• [Data section]:
————————

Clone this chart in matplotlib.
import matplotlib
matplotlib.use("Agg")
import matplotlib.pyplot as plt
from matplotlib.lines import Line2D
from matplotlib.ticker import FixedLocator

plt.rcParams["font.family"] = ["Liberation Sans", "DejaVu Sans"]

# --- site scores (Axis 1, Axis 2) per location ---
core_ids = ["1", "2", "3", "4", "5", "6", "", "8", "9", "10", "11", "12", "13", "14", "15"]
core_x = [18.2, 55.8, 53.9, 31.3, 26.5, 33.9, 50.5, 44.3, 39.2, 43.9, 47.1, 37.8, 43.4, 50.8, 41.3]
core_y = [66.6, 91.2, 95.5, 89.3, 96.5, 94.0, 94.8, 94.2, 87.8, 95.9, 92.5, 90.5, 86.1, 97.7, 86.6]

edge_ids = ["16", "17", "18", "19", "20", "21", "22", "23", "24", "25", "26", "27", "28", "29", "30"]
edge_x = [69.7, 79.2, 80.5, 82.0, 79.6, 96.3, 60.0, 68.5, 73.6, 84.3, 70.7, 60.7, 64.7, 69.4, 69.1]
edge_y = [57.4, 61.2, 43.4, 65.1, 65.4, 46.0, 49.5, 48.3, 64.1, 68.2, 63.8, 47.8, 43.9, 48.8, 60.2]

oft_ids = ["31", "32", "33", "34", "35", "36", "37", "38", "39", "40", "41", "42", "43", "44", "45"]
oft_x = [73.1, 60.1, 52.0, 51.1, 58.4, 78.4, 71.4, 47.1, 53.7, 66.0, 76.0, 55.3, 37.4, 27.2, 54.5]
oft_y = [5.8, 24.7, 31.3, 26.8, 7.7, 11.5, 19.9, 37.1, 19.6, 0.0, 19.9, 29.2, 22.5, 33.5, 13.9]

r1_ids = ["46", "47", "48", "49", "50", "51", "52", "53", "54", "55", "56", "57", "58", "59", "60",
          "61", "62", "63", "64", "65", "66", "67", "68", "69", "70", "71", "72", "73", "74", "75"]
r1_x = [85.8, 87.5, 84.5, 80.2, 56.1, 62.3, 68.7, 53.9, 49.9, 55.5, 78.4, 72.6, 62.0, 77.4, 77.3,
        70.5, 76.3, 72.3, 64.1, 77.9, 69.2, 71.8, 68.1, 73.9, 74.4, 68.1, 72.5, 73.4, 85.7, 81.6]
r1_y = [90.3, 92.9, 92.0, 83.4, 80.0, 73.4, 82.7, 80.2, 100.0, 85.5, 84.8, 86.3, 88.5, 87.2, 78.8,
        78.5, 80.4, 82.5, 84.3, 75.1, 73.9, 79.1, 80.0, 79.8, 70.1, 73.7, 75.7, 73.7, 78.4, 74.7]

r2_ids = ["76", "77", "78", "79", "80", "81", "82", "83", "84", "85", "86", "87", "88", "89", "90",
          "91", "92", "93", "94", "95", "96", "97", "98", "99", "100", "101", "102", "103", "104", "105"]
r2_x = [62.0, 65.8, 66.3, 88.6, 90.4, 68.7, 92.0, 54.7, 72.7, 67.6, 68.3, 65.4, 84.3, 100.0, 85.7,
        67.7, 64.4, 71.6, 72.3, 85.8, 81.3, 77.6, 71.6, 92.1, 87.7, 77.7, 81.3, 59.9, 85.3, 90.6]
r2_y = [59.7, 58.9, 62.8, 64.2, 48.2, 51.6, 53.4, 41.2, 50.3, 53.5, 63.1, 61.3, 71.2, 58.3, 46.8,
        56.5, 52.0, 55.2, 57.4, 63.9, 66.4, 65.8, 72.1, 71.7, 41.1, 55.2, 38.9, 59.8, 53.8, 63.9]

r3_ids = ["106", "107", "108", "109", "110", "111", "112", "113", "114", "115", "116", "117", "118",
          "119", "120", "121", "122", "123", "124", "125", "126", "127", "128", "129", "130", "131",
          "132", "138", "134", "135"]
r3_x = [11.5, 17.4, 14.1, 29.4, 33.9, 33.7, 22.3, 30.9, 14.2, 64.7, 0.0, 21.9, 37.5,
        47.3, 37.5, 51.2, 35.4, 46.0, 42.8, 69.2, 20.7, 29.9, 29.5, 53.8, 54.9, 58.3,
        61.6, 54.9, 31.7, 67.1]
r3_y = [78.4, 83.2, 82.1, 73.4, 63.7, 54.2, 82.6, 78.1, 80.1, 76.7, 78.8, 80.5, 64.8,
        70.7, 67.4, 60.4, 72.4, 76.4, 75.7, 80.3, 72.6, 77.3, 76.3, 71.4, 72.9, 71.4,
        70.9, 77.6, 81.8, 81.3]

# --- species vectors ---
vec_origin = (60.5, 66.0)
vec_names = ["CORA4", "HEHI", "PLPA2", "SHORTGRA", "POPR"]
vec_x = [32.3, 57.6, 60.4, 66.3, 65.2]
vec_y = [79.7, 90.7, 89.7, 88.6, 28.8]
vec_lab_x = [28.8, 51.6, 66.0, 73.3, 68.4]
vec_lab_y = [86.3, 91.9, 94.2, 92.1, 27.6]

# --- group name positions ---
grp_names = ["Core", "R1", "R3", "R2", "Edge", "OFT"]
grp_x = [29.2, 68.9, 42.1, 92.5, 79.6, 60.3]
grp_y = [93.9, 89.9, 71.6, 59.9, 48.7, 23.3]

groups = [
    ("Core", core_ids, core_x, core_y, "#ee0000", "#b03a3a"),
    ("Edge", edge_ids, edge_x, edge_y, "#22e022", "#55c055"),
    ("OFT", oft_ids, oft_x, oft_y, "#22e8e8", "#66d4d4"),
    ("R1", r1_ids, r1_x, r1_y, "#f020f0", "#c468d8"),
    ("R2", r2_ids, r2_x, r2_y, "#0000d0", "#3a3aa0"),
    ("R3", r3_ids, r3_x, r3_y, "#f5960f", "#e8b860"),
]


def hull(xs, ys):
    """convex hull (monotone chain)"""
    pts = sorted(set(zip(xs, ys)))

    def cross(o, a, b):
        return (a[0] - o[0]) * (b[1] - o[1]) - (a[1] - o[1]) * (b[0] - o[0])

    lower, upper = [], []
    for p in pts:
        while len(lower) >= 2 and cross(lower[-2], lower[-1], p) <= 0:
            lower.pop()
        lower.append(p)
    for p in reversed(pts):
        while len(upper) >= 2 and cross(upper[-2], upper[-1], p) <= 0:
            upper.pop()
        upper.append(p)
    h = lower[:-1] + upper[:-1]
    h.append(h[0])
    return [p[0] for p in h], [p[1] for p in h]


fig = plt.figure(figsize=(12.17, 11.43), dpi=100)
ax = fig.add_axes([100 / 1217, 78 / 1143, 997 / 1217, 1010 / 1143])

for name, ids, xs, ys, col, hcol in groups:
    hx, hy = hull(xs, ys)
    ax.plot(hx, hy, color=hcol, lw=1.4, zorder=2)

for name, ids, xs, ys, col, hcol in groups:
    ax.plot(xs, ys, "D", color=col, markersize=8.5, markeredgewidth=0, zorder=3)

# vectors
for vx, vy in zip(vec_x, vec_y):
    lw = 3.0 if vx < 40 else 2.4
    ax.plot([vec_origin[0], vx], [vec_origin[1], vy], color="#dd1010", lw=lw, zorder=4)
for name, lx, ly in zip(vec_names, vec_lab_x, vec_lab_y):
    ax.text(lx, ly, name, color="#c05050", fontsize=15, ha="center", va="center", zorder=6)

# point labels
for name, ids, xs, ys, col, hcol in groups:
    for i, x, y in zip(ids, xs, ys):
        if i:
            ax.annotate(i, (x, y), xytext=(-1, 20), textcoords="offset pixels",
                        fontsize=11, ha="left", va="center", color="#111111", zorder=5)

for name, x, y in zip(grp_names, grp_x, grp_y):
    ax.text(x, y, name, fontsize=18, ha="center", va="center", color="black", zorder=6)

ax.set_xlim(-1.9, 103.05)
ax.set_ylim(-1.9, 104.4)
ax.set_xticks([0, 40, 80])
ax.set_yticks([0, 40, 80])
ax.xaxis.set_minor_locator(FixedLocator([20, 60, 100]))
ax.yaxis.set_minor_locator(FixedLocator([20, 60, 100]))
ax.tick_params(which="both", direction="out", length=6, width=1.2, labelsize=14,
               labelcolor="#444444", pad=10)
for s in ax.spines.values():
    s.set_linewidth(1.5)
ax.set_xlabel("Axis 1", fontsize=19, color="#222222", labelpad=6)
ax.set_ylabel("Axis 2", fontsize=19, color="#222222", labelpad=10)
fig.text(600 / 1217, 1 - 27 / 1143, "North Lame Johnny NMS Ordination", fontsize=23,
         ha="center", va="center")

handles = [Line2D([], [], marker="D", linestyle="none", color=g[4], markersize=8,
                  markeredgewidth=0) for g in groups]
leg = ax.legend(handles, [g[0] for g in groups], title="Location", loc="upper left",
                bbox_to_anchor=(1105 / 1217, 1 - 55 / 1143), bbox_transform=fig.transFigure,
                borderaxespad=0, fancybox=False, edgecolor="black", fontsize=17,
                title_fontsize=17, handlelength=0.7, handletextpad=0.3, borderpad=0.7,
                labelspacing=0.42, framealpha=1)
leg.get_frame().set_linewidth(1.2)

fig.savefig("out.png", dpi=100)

————————

• [Task details]: Begin with the first line of the data above and, please, print each line exactly until you have printed the line containing "86.1, 97.7, 86.6]"; print nothing else.

• [Response below]:
Clone this chart in matplotlib.
import matplotlib
matplotlib.use("Agg")
import matplotlib.pyplot as plt
from matplotlib.lines import Line2D
from matplotlib.ticker import FixedLocator

plt.rcParams["font.family"] = ["Liberation Sans", "DejaVu Sans"]

# --- site scores (Axis 1, Axis 2) per location ---
core_ids = ["1", "2", "3", "4", "5", "6", "", "8", "9", "10", "11", "12", "13", "14", "15"]
core_x = [18.2, 55.8, 53.9, 31.3, 26.5, 33.9, 50.5, 44.3, 39.2, 43.9, 47.1, 37.8, 43.4, 50.8, 41.3]
core_y = [66.6, 91.2, 95.5, 89.3, 96.5, 94.0, 94.8, 94.2, 87.8, 95.9, 92.5, 90.5, 86.1, 97.7, 86.6]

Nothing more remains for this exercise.